Does Your Foot Motion Increase Your Risk of Injury?

Whether you are an experienced runner or a beginning one, it is always wise to prevent injuries. Many shoe companies sell special shoes that are made just for one’s foot pronatation, which has to do with how one’s foot lands and rolls. The belief was that depending on the runner’s pronation, a special shoe could help prevent more running injuries and prevent less back pain. Now studies are showing that this may not be the case.

A study published in the British Journal of Sports Medicine shows why pronation doesn’t necessarily lead to injury. The study took 927 beginner runners and followed them for a year. They tracked their injuries, location, and shoe type amongst other things. The result was that those who bought special shoes for their pronation had the same amount of injuries as those who chose their shoes at random. Therefore, the study concluded that shoes and pronation are not important factors in preventing injuries.

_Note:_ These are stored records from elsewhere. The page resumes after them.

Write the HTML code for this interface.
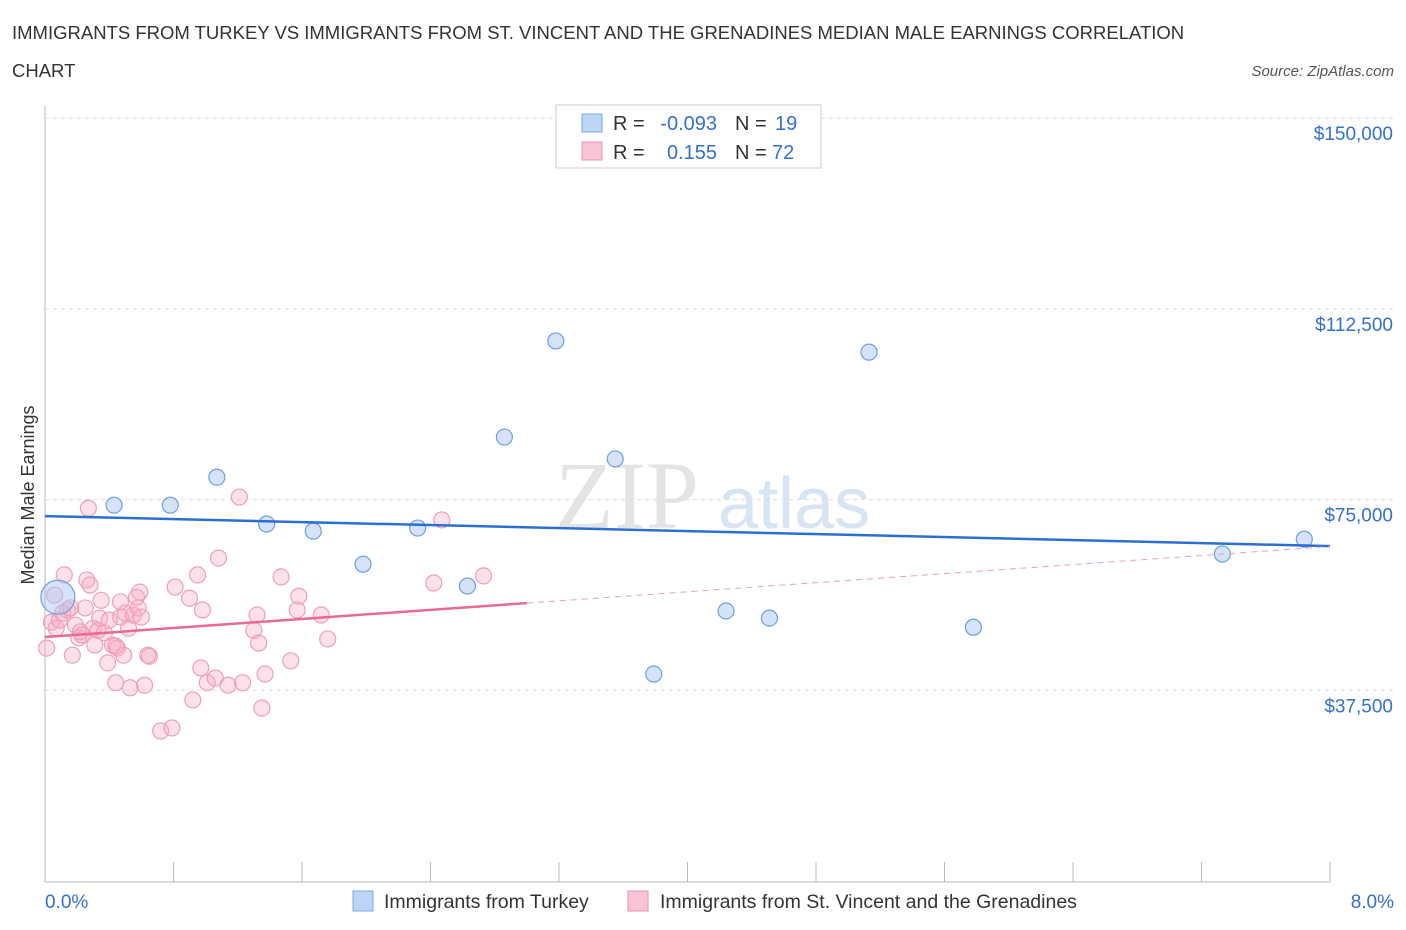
<!DOCTYPE html>
<html><head><meta charset="utf-8"><style>
body{margin:0;background:#fff;font-family:"Liberation Sans",sans-serif;}
svg{display:block}
</style></head><body>
<svg id="chart" width="1406" height="930" xmlns="http://www.w3.org/2000/svg">
<text x="12" y="39" font-size="18.5" fill="#333">IMMIGRANTS FROM TURKEY VS IMMIGRANTS FROM ST. VINCENT AND THE GRENADINES MEDIAN MALE EARNINGS CORRELATION</text>
<text x="12" y="77" font-size="18.5" fill="#333">CHART</text>
<text x="1394" y="76" font-size="15" fill="#555" text-anchor="end" font-style="italic">Source: ZipAtlas.com</text>
<text x="555" y="528" font-size="96" fill="#e4e4e4" font-family="Liberation Serif,serif">ZIP</text>
<text x="718" y="528" font-size="72" fill="#d7e4f3">atlas</text>
<text transform="translate(34,495) rotate(-90)" font-size="18" fill="#333" text-anchor="middle">Median Male Earnings</text>
<g id="grid"></g><g id="marks"></g>
<g font-size="20">
<rect x="556" y="105" width="265" height="63" fill="#fff" stroke="#ccc"/>
<rect x="582" y="114" width="20" height="18" fill="#bcd4f6" stroke="#7aa7e6"/>
<rect x="582" y="142" width="20" height="18" fill="#f9c4d4" stroke="#ef90ad"/>
<text x="613" y="130" fill="#333">R =</text>
<text x="717" y="130" fill="#3370d0" text-anchor="end">-0.093</text>
<text x="735" y="130" fill="#333">N =</text>
<text x="775" y="130" fill="#3370d0">19</text>
<text x="613" y="159" fill="#333">R =</text>
<text x="717" y="159" fill="#3370d0" text-anchor="end">0.155</text>
<text x="735" y="159" fill="#333">N =</text>
<text x="772" y="159" fill="#3370d0">72</text>
</g>
<g>
<rect x="353" y="891" width="20" height="20" fill="#bcd4f6" stroke="#7aa7e6"/>
<text x="384" y="908" font-size="19.5" fill="#333">Immigrants from Turkey</text>
<rect x="628" y="891" width="20" height="20" fill="#f9c4d4" stroke="#ef90ad"/>
<text x="660" y="908" font-size="19.5" fill="#333">Immigrants from St. Vincent and the Grenadines</text>
</g>
</svg>
<script>
const yTicks=[37500,75000,112500,150000];
const yTickLabels=["$37,500","$75,000","$112,500","$150,000"];
const xTickLabels=["0.0%","8.0%"];
const turkeyX=[0.08,0.43,0.78,1.07,1.38,1.67,1.98,2.32,2.63,2.86,3.18,3.55,4.24,4.51,5.13,5.78,3.79,7.33,7.84];
const turkeyY=[55800,73900,73900,79400,70200,68800,62300,69400,58000,87300,106200,83000,53100,51700,104000,49900,40700,64300,67200];
const svX=[0.01,0.04,0.07,0.11,0.12,0.14,0.17,0.19,0.21,0.23,0.26,0.27,0.28,0.30,0.31,0.33,0.34,0.35,0.37,0.39,0.42,0.44,0.45,0.47,0.49,0.50,0.52,0.53,0.55,0.57,0.58,0.59,0.60,0.62,0.64,0.65,0.72,0.79,0.81,0.90,0.92,0.95,0.97,0.98,1.01,1.06,1.08,1.14,1.21,1.23,1.30,1.32,1.33,1.35,1.37,1.47,1.53,1.57,1.58,1.72,1.76,2.47,2.42,2.73,0.06,0.09,0.16,0.22,0.25,0.40,0.44,0.47];
const svY=[45800,50900,49700,52700,60200,53300,44400,50300,47800,48400,59200,73300,58200,49700,46400,49300,51700,55200,48800,42900,46400,39000,45800,51900,44400,52700,49700,38000,52300,55800,53700,56800,51900,38500,44400,44200,29500,30100,57800,55600,35600,60200,41900,53300,39000,39900,63500,38500,75500,39000,49300,52300,46800,34000,40700,59800,43300,53300,56000,52300,47600,71000,58600,60000,56200,51300,53700,49000,53700,51300,46200,54900];
const turkeyTrend=[71760,65860];
const svTrend=[47970,2227];
const NS="http://www.w3.org/2000/svg";
const X=v=>45+v/8*1285, Y=v=>881-v/37500*190.7;
function mk(t,a,p){const e=document.createElementNS(NS,t);for(const k in a)e.setAttribute(k,a[k]);p.appendChild(e);return e;}
const g=document.getElementById('grid'), m=document.getElementById('marks');
yTicks.forEach((v,i)=>{
 const l=mk('line',{x1:45,x2:1394,y1:Y(v),y2:Y(v),stroke:'#ddd','stroke-dasharray':'4,4'},g);
 
 
 const t=mk('text',{x:1393,y:Y(v)+22,'font-size':19,fill:'#3370d0','text-anchor':'end'},g);
 t.textContent=yTickLabels[i];
 
 
});
const ax=mk('line',{x1:45,x2:1330,y1:882,y2:882,stroke:'#bbb'},g);


const ay=mk('line',{x1:45,x2:45,y1:105,y2:882,stroke:'#bbb'},g);


for(let i=0;i<=10;i++){const x=X(i*0.8);const tk=mk('line',{x1:x,x2:x,y1:862,y2:882,stroke:'#bbb'},g);
 
 }
[[0,'start',45],[1,'end',1394]].forEach(([i,a,x])=>{const t=mk('text',{x:x,y:908,'font-size':19,fill:'#3370d0','text-anchor':a},g);t.textContent=xTickLabels[i];
 
 });
svX.forEach((x,i)=>{const c=mk('circle',{cx:X(x),cy:Y(svY[i]),r:8,fill:'rgba(246,170,195,0.35)',stroke:'#eea0b8','stroke-width':1.2},m);
 
 });
turkeyX.forEach((x,i)=>{const c=mk('circle',{cx:X(x),cy:Y(turkeyY[i]),r:i==0?17:8,fill:'rgba(170,200,240,0.5)',stroke:'#6f9fe0','stroke-width':1.2},m);
 
 });
const tl=mk('line',{x1:X(0),y1:Y(turkeyTrend[0]),x2:X(8),y2:Y(turkeyTrend[1]),stroke:'#2a6fd6','stroke-width':2.5},m);


const sv=x=>svTrend[0]+svTrend[1]*x;
const sl=mk('line',{x1:X(0),y1:Y(sv(0)),x2:X(3),y2:Y(sv(3)),stroke:'#e86a95','stroke-width':2.5},m);


const sd=mk('line',{x1:X(3),y1:Y(sv(3)),x2:X(8),y2:Y(sv(8)),stroke:'#e8a0b8','stroke-width':1,'stroke-dasharray':'6,5'},m);


</script>
</body></html>
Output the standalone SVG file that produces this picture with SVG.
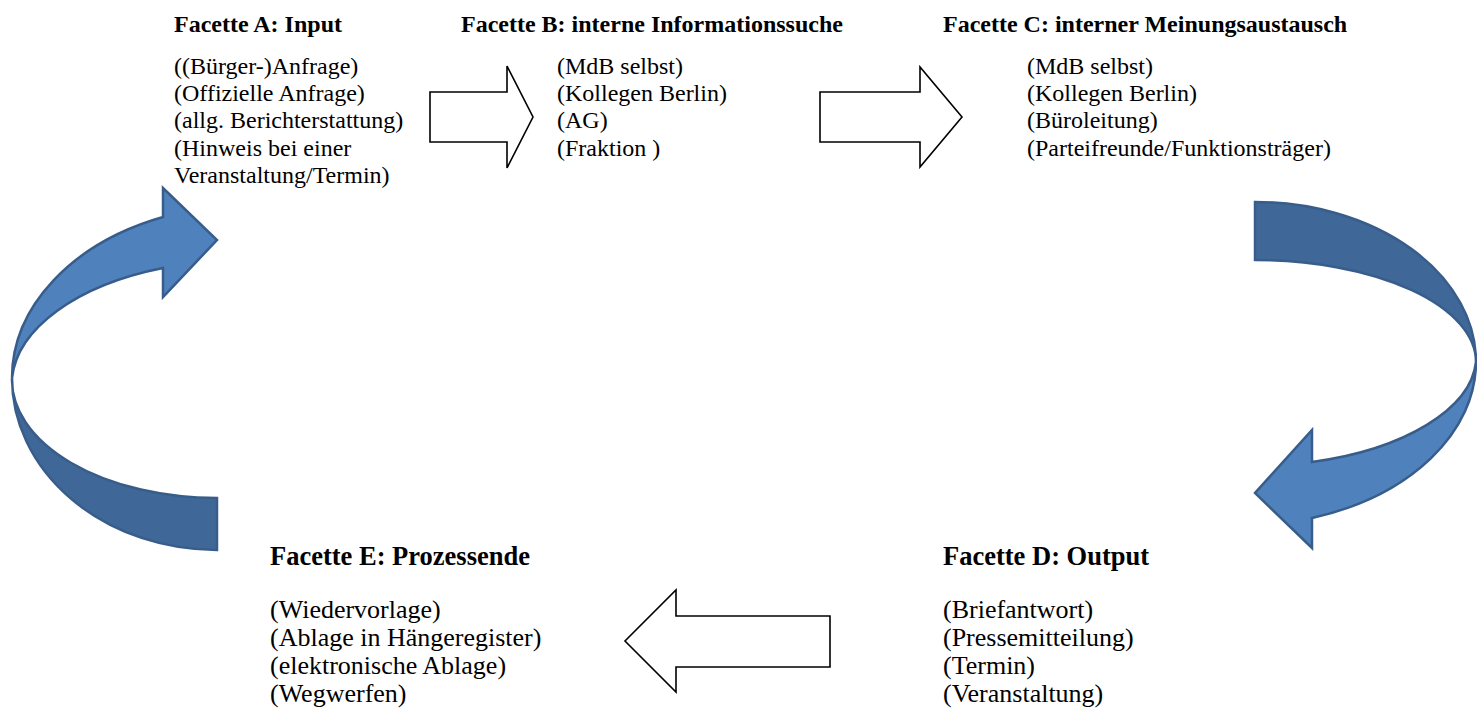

As a new runner, this study is good news for you. It means that you don’t have to shell out a lot of extra money for special shoes. However, it is always important to try and avoid injuries while running, so here are a few tips to keep in mind and focus on instead of your pronation:

  • Run according to your weight. If you are carrying extra weight, then you probably took up running to shed it. However, the extra weight puts extra stress on your knees and back when you run. This doesn’t mean that you should stop running. It just means that you should combine your running with a nutrition plan to help shed 1-2 pounds a week. Not only will the weight loss benefit your health, but it will prevent more injuries while running. If you are heavier, ease into running and use shock absorbent shoes to help.
  • Take it easy. Know your limits and don’t push yourself too hard. The number one mistake runners, new and seasoned, make is that they overdo their run. When your body is screaming stop, there is probably a good reason for it. There is no shame in taking your workout intensity down a few notches when you feel like you are having an off day. If you are just getting into running, develop a schedule so that you gradually increase your duration over the time span of a few months.
  • Pamper your muscles afterwards. Running can be hard on the body, so be sure to give your muscles some much needed TLC afterwards. Be sure to stretch thoroughly and use a combination of ice and heat therapy for any sore muscles. Also, drink a lot of water and drink cherry juice to help aid workout recovery.

So next time you are in the market to buy new running shoes, avoid the temptation of specialized shoes made just for your pronation. Instead, pick a pair that feels comfortable and allows you to move with ease. Also, a good pair of shock absorbing socks and shoes can help greatly.


Remember to always consult your chiropractor or primary care physician before taking any medical or diet advice.